Not familiar with game mechanics or game theory? Ralph Koster, author of Theory of Fun for Game Design, says game mechanics are “rule-based systems / simulations that facilitate and encourage a user to explore and learn the properties of their possibility space through the use of feedback mechanisms.”

In conventional terms, think earning rewards for swiping your credit or debit card or staying at a particular hotel or flying a certain airline. Unconventionally – and this is where my prediction comes into play – think affording your customers and prospects accumulating rewards in exchange for engaging via your website (i.e., points, badges, leaderboards, awards, etc.).

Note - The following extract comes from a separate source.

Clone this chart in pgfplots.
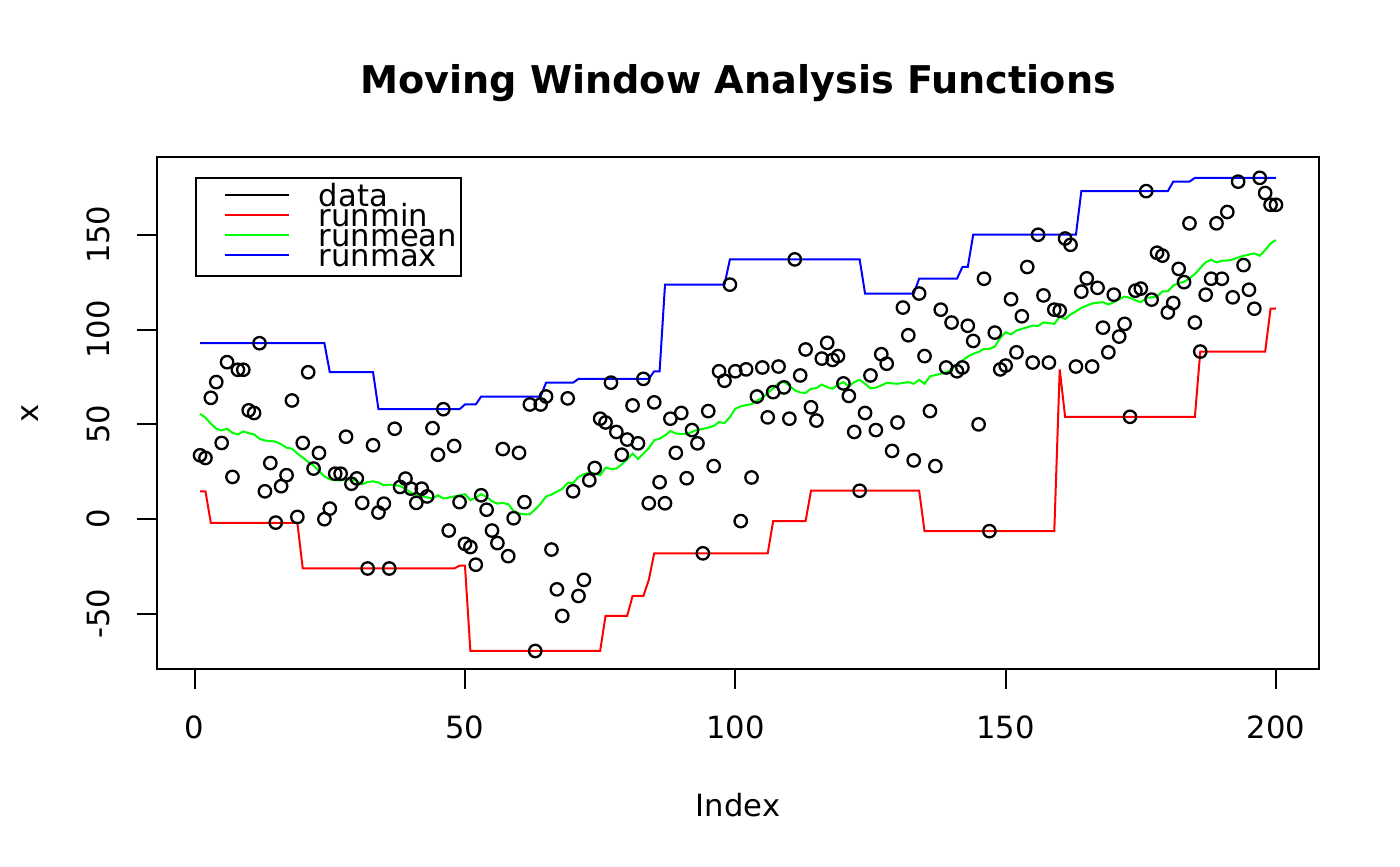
\documentclass[border=0pt]{standalone}
\usepackage{fontspec}
\setmainfont{DejaVu Sans}
\usepackage{pgfplots}
\usepackage{pgfplotstable}
\pgfplotsset{compat=1.18}

% index, value of the series
\pgfplotstableread{
i x
1 33.7
2 32.3
3 64
4 72.3
5 40.2
6 82.8
7 22.3
8 78.8
9 78.8
10 57.4
11 56
12 92.8
13 14.7
14 29.6
15 -1.8
16 17.4
17 23.2
18 62.6
19 1.2
20 40.2
21 77.5
22 26.7
23 34.9
24 0
25 5.6
26 24
27 24
28 43.5
29 18.7
30 21.5
31 8.6
32 -26
33 39
34 3.5
35 8.2
36 -26
37 47.7
38 17
39 21.4
40 16.1
41 8.6
42 16.1
43 12
44 48
45 34
46 58
47 -6
48 38.6
49 9
50 -13
51 -14.7
52 -24
53 12.6
54 5
55 -6
56 -12.6
57 37
58 -19.5
59 0.5
60 35
61 9
62 60.5
63 -69.5
64 60.5
65 64.7
66 -16
67 -37
68 -51
69 63.7
70 14.7
71 -40.5
72 -32
73 20.5
74 27
75 53
76 51
77 72
78 46
79 34
80 42
81 60
82 40
83 74
84 8.4
85 61.6
86 19.5
87 8.4
88 53
89 35
90 56
91 21.6
92 47
93 40
94 -18
95 57
96 28
97 78
98 73
99 123.7
100 78
101 -1
102 79
103 22
104 64.7
105 80
106 53.7
107 67
108 80.5
109 69.5
110 53
111 137
112 75.8
113 89.5
114 59
115 52
116 84.7
117 93
118 84
119 86
120 71.6
121 65
122 46
123 15
124 56
125 75.8
126 47
127 87
128 82
129 36
130 51
131 111.6
132 97
133 31
134 119
135 86
136 57
137 28
138 110.5
139 80
140 103.7
141 78
142 80
143 102
144 94
145 50
146 126.8
147 -6.3
148 98.4
149 79
150 81
151 116
152 88
153 107
154 133
155 82.6
156 150
157 118
158 82.6
159 110.5
160 110
161 148
162 144.7
163 80.5
164 120
165 127
166 80.5
167 122
168 101
169 88
170 118.4
171 96.3
172 103
173 54
174 120.5
175 121.6
176 173
177 115.8
178 140.5
179 139
180 109
181 114
182 132
183 125
184 156
185 103.7
186 88.4
187 118.4
188 126.8
189 156
190 126.8
191 162
192 117
193 178
194 134
195 121
196 111
197 180
198 172
199 165.8
200 165.8
}\datatable

% running mean, k = 25
\pgfplotstableread{
i m
1 55.6
2 53.5
3 50.4
4 47.7
5 46.8
6 47.7
7 45.5
8 44.7
9 46.3
10 45.4
11 44.7
12 42.4
13 41.5
14 41.2
15 40.9
16 39.5
17 37.7
18 37.2
19 34.6
20 32.5
21 30.2
22 28.2
23 25.5
24 22.6
25 21
26 20.5
27 20.5
28 21
29 20.8
30 20.2
31 18.4
32 19.6
33 20
34 19.3
35 17.9
36 18.2
37 18
38 17.5
39 16
40 14
41 12.6
42 12.1
43 11.5
44 10.9
45 12.6
46 10.9
47 11.4
48 12
49 12.6
50 13.2
51 10
52 11.4
53 13.2
54 11.8
55 9.5
56 8.2
57 8.6
58 7.9
59 4.4
60 3
61 2.6
62 2.6
63 5.1
64 8.2
65 12
66 13
67 14.5
68 16
69 19.1
70 19.1
71 22.3
72 23.7
73 24.5
74 24
75 23.2
76 27.2
77 26.5
78 26.7
79 28.9
80 31.5
81 34.6
82 31.7
83 34.6
84 37.5
85 41.6
86 42.5
87 44.2
88 46.5
89 45.2
90 45
91 44.9
92 46
93 47.2
94 47.6
95 48.3
96 49.2
97 51.2
98 50.7
99 53.8
100 58.3
101 59.5
102 60.2
103 60.6
104 62.6
105 64
106 66.5
107 69
108 71.8
109 72.3
110 70.5
111 68
112 66.8
113 66.6
114 68.8
115 69.1
116 71
117 69.6
118 68.8
119 71
120 72.3
121 70
122 72.3
123 73.5
124 71.4
125 69
126 69.4
127 70.5
128 71.9
129 71.6
130 71.4
131 71.9
132 72.3
133 71.4
134 73.5
135 71.4
136 75.3
137 76
138 76.7
139 77.5
140 79
141 81.5
142 83.7
143 85.8
144 87.2
145 88.2
146 89.8
147 89.8
148 91
149 95.5
150 98.6
151 97.4
152 99.5
153 100.4
154 101.2
155 102.1
156 101.9
157 103.8
158 103.4
159 103
160 106.8
161 105.6
162 107.9
163 109.6
164 111.5
165 112.6
166 113.8
167 114.2
168 114.4
169 113.2
170 114.4
171 116
172 117.4
173 116.7
174 115.5
175 114.4
176 116.7
177 117
178 117.4
179 120.2
180 120.2
181 123.2
182 124.5
183 125.2
184 127
185 129.3
186 132.5
187 135.5
188 136.8
189 135.4
190 136.3
191 136.3
192 137
193 138
194 138.9
195 139.5
196 140.2
197 138.9
198 141.9
199 145.4
200 147.2
}\meantable

\begin{document}
\begin{tikzpicture}
\useasboundingbox (0,0) rectangle (700pt,433pt);
\begin{axis}[
    at={(78.5pt,98.5pt)}, anchor=south west,
    scale only axis,
    width=581pt, height=256pt,
    xmin=-6.96, xmax=207.96,
    ymin=-79, ymax=191,
    xtick={0,50,100,150,200},
    ytick={-50,0,50,100,150},
    tick align=outside,
    major tick length=10pt,
    tick style={line width=1pt, black},
    axis line style={line width=1pt},
    xtick pos=lower, ytick pos=left,
    /pgf/number format/assume math mode=true,
    tick label style={font=\fontsize{15.3}{18}\selectfont},
    xticklabel style={anchor=center, yshift=-19pt},
    yticklabel style={xshift=-19.5pt, rotate=90, anchor=center},
    title={Moving Window Analysis Functions},
    title style={at={(axis description cs:0.5,1.121)}, anchor=center,
        font=\bfseries\fontsize{19.1}{21}\selectfont},
    xlabel={Index},
    xlabel style={at={(axis description cs:0.5,-0.2656)}, anchor=center,
        font=\fontsize{15.3}{18}\selectfont},
    ylabel={x},
    ylabel style={at={(axis description cs:-0.1093,0.5)}, anchor=center,
        rotate=0, font=\fontsize{15.3}{18}\selectfont},
    legend image code/.code={
        \path[draw=none, fill=none] (0pt,0.8pt) -- (59.5pt,0.8pt);
        \draw[#1, line width=1pt] (12.5pt,0.8pt) -- (44.5pt,0.8pt);
    },
    legend style={
        at={(0.0327,0.961)}, anchor=north west,
        draw=black, line width=1pt,
        inner xsep=2pt, inner ysep=4.5pt,
        row sep=0pt, column sep=0pt,
        font=\fontsize{15.3}{10}\selectfont,
        nodes={inner sep=0pt, text height=10pt, text depth=0pt},
    },
    legend cell align=left,
]
\addplot[only marks, mark=o, mark size=3.1pt, black, forget plot,
    mark options={line width=1.15pt}]
    table[x=i, y=x] {\datatable};

\addplot[red, line width=1pt, forget plot] coordinates {
    (1,14.7)(2,14.7)(3,-2)(19,-2)(20,-26)(48,-26)(49,-24.5)(50,-24.5)
    (51,-69.5)(75,-69.5)(76,-51)(80,-51)(81,-40.5)(83,-40.5)(84,-32)
    (85,-18)(106,-18)(107,-1)(113,-1)(114,15)(134,15)(135,-6.3)(159,-6.3)
    (160,79)(161,54)(185,54)(186,88.4)(198,88.4)(199,111)(200,111)
};
\addplot[green, line width=1pt, forget plot] table[x=i, y=m] {\meantable};
\addplot[blue, line width=1pt, forget plot] coordinates {
    (1,92.8)(24,92.8)(25,77.5)(33,77.5)(34,58)(49,58)(50,60.5)(52,60.5)
    (53,64.7)(64,64.7)(65,72)(70,72)(71,74)(84,74)(85,78)(86,78)
    (87,123.7)(98,123.7)(99,137)(123,137)(124,119)(133,119)(134,126.8)
    (141,126.8)(142,133)(143,133)(144,150)(163,150)(164,173)(180,173)
    (181,178)(184,178)(185,180)(200,180)
};

\addlegendimage{black}
\addlegendentry{data}
\addlegendimage{red}
\addlegendentry{runmin}
\addlegendimage{green}
\addlegendentry{runmean}
\addlegendimage{blue}
\addlegendentry{runmax}
\end{axis}
\end{tikzpicture}
\end{document}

via Entrepreneur.com Daily Dose – Game Theory And Gaming Mechanics For Your Website.

I feel bad picking on this article given that it surely is selling copies of my book. Except that  the above example does not include “exploring and learning the properties of a possibility space.” So it’s wrong. To be more blunt, the second paragraph misses the point of the first.

Just giving feedback is not game design, and it will be lousy “gamification.”

When we train game designers, when we critique projects, and when we discuss what makes games compelling, we certainly do discuss feedback. But what we dwell on is the game systems, the core loop.

If you really want to gamify something, you need to make the core loop be something to explore and master. Buying an airplane ticket or staying at a hotel isn’t something you “master.” Piling up points is not good gamification.

The feedback exists to give cues to the user that they are learning something. It isn’t food pellets for rats to reward them for pushing a lever. Good gamification will be less Skinnerian and more like getting an A in class as a recognition of how well you mastered the subject.